>> START Source material

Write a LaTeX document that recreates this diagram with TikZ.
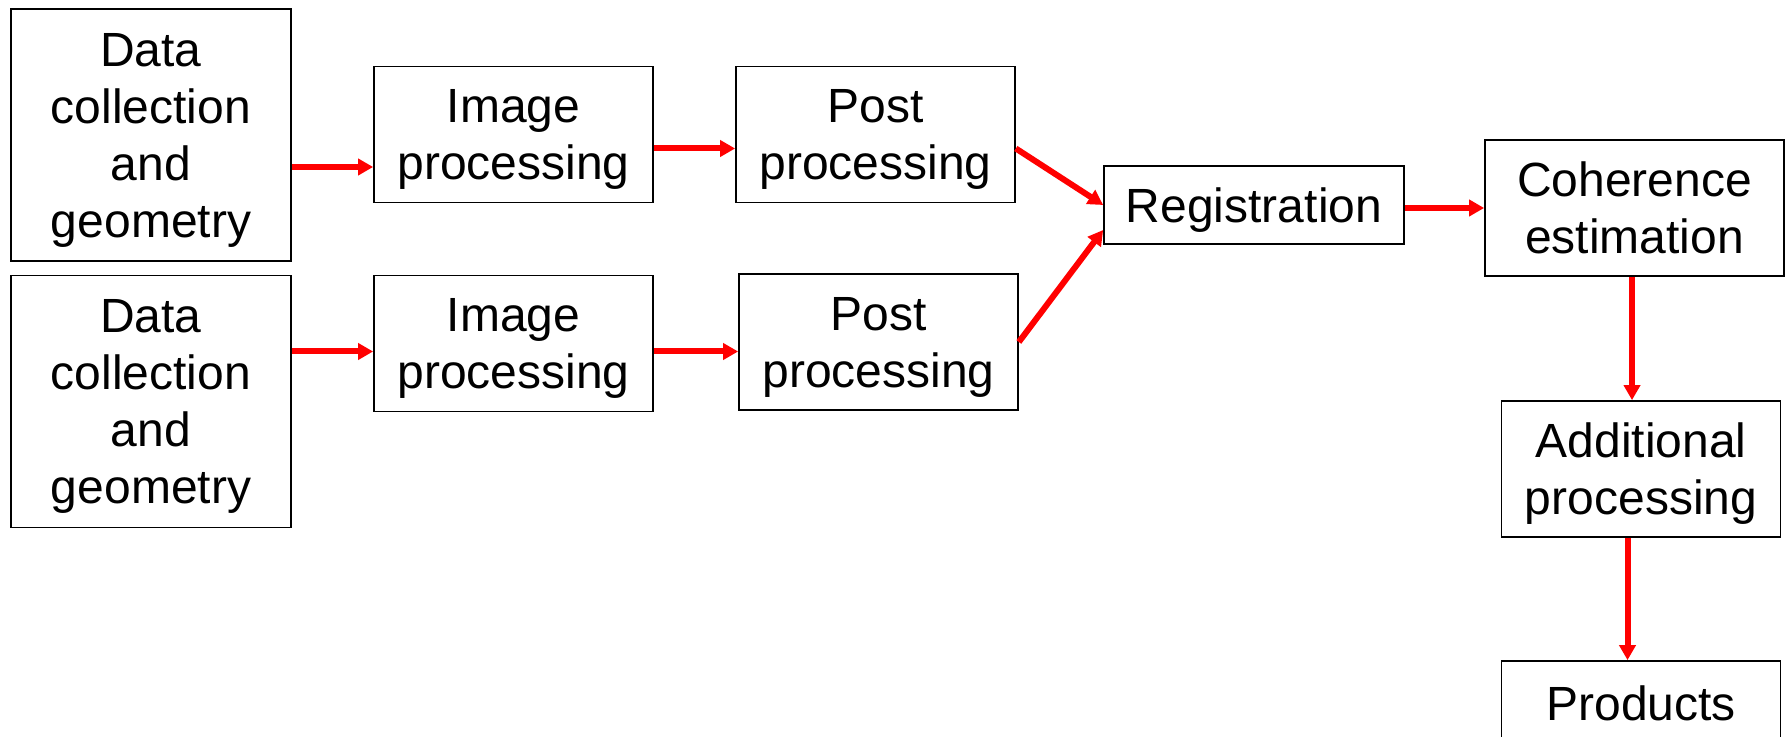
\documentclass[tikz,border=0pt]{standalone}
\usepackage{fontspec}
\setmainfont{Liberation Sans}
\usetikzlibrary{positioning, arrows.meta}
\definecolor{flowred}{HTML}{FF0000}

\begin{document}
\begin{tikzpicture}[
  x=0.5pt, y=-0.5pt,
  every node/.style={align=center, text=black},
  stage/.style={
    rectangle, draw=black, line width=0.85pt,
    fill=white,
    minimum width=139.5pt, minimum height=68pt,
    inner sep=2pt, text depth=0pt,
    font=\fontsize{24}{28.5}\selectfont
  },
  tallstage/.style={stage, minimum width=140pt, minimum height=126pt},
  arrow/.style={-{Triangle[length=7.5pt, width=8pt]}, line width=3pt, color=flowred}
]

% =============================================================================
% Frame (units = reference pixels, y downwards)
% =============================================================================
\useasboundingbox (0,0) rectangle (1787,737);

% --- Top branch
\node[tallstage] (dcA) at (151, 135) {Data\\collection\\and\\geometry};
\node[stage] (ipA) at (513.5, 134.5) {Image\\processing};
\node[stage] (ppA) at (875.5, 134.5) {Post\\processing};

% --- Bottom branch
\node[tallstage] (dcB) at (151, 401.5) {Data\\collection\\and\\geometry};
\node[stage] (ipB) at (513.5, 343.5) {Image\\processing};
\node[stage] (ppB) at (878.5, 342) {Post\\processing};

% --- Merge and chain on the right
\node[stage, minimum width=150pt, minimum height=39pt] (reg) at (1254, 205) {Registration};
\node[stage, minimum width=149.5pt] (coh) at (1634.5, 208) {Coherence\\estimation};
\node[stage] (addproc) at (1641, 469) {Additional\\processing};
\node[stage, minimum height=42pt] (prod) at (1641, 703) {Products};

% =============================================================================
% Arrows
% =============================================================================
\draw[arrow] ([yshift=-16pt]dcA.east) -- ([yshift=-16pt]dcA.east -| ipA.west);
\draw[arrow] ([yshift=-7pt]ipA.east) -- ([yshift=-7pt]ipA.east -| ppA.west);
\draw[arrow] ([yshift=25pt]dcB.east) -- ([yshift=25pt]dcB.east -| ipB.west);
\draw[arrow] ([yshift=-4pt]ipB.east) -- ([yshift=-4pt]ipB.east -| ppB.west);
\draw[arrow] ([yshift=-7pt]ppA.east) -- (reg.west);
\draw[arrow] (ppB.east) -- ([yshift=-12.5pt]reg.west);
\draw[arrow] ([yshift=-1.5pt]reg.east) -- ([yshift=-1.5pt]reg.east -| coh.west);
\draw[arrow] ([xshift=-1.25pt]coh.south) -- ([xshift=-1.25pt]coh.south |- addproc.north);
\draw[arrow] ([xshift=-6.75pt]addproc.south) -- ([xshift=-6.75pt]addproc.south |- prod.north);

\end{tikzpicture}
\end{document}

>> END Source material
>> START Source material

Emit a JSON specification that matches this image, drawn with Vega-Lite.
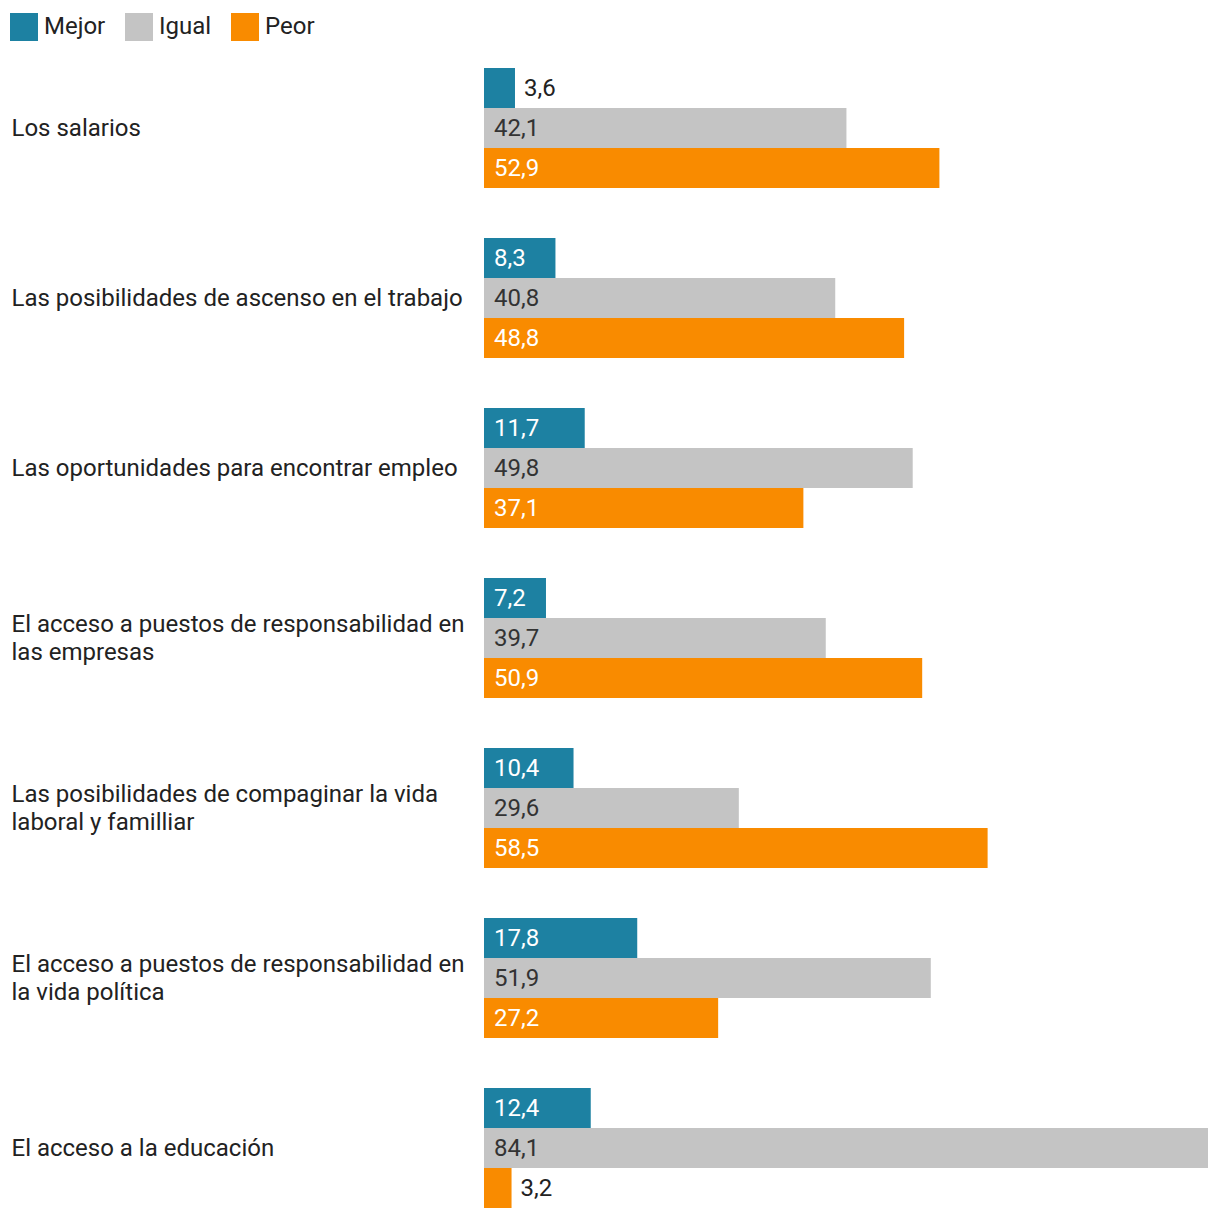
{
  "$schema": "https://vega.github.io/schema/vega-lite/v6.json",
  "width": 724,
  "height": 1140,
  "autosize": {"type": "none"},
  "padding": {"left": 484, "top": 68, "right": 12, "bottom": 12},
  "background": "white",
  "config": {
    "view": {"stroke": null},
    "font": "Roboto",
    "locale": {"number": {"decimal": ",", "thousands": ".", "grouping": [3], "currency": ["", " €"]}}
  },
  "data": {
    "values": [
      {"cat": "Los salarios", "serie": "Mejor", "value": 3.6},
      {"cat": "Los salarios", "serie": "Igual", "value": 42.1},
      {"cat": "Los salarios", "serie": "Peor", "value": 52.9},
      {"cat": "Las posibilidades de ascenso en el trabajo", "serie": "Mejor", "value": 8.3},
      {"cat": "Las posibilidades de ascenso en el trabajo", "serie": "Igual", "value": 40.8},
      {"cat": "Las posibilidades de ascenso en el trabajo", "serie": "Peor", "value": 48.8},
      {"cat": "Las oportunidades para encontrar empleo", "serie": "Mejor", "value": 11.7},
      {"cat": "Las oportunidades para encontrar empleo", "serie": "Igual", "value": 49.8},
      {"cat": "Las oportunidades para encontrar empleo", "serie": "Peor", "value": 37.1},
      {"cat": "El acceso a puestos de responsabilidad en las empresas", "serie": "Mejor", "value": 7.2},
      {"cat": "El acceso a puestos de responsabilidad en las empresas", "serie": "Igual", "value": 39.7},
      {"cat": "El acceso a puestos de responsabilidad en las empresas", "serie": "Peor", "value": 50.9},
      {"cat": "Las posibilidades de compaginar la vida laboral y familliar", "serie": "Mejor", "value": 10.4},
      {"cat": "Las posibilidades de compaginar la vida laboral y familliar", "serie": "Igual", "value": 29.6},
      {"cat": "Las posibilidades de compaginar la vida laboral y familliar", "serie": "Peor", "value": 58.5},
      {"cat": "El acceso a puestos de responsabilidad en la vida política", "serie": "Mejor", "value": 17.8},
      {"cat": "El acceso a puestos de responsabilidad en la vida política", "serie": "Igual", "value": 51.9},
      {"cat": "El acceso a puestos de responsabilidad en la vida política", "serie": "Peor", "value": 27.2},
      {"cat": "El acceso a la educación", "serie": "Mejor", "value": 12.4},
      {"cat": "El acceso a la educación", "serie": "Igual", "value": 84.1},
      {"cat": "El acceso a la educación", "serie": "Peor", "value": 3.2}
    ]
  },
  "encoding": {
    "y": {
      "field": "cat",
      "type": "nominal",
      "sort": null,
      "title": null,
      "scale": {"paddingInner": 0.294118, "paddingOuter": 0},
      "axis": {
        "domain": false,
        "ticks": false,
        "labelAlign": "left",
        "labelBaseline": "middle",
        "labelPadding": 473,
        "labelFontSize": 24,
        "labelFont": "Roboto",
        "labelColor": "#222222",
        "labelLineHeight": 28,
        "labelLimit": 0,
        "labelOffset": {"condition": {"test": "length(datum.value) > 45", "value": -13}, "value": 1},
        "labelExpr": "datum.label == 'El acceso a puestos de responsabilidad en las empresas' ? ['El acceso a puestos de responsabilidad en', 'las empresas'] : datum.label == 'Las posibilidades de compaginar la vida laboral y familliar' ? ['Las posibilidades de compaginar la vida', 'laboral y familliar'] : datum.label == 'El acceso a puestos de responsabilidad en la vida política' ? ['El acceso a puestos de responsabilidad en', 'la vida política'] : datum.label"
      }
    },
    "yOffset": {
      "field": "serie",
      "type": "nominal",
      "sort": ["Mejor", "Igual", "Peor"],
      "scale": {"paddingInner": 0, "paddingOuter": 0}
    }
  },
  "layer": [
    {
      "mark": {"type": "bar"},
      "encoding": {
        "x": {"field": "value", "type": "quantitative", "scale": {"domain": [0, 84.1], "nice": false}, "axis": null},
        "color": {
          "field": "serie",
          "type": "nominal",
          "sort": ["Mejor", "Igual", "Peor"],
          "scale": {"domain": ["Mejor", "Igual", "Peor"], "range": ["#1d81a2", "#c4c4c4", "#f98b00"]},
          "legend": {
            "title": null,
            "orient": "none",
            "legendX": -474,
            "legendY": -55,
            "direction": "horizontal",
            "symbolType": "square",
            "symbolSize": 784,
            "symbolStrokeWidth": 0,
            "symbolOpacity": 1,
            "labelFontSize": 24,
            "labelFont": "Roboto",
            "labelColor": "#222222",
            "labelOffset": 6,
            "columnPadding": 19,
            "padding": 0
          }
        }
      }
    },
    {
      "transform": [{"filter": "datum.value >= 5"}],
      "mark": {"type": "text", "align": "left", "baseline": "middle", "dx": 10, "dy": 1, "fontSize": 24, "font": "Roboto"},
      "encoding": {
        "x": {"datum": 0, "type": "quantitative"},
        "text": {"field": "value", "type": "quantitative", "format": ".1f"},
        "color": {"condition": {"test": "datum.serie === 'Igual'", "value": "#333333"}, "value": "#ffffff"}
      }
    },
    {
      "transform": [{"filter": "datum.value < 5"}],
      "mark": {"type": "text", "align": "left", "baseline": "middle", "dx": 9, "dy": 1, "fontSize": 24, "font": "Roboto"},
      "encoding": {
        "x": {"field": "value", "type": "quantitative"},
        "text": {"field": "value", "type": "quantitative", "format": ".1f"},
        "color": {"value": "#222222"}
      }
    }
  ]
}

>> END Source material

- Work to complete
Locate the string "this" in the listing above and copy every line where it occurs.

- Output of the task
Write a LaTeX document that recreates this diagram with TikZ.
Emit a JSON specification that matches this image, drawn with Vega-Lite.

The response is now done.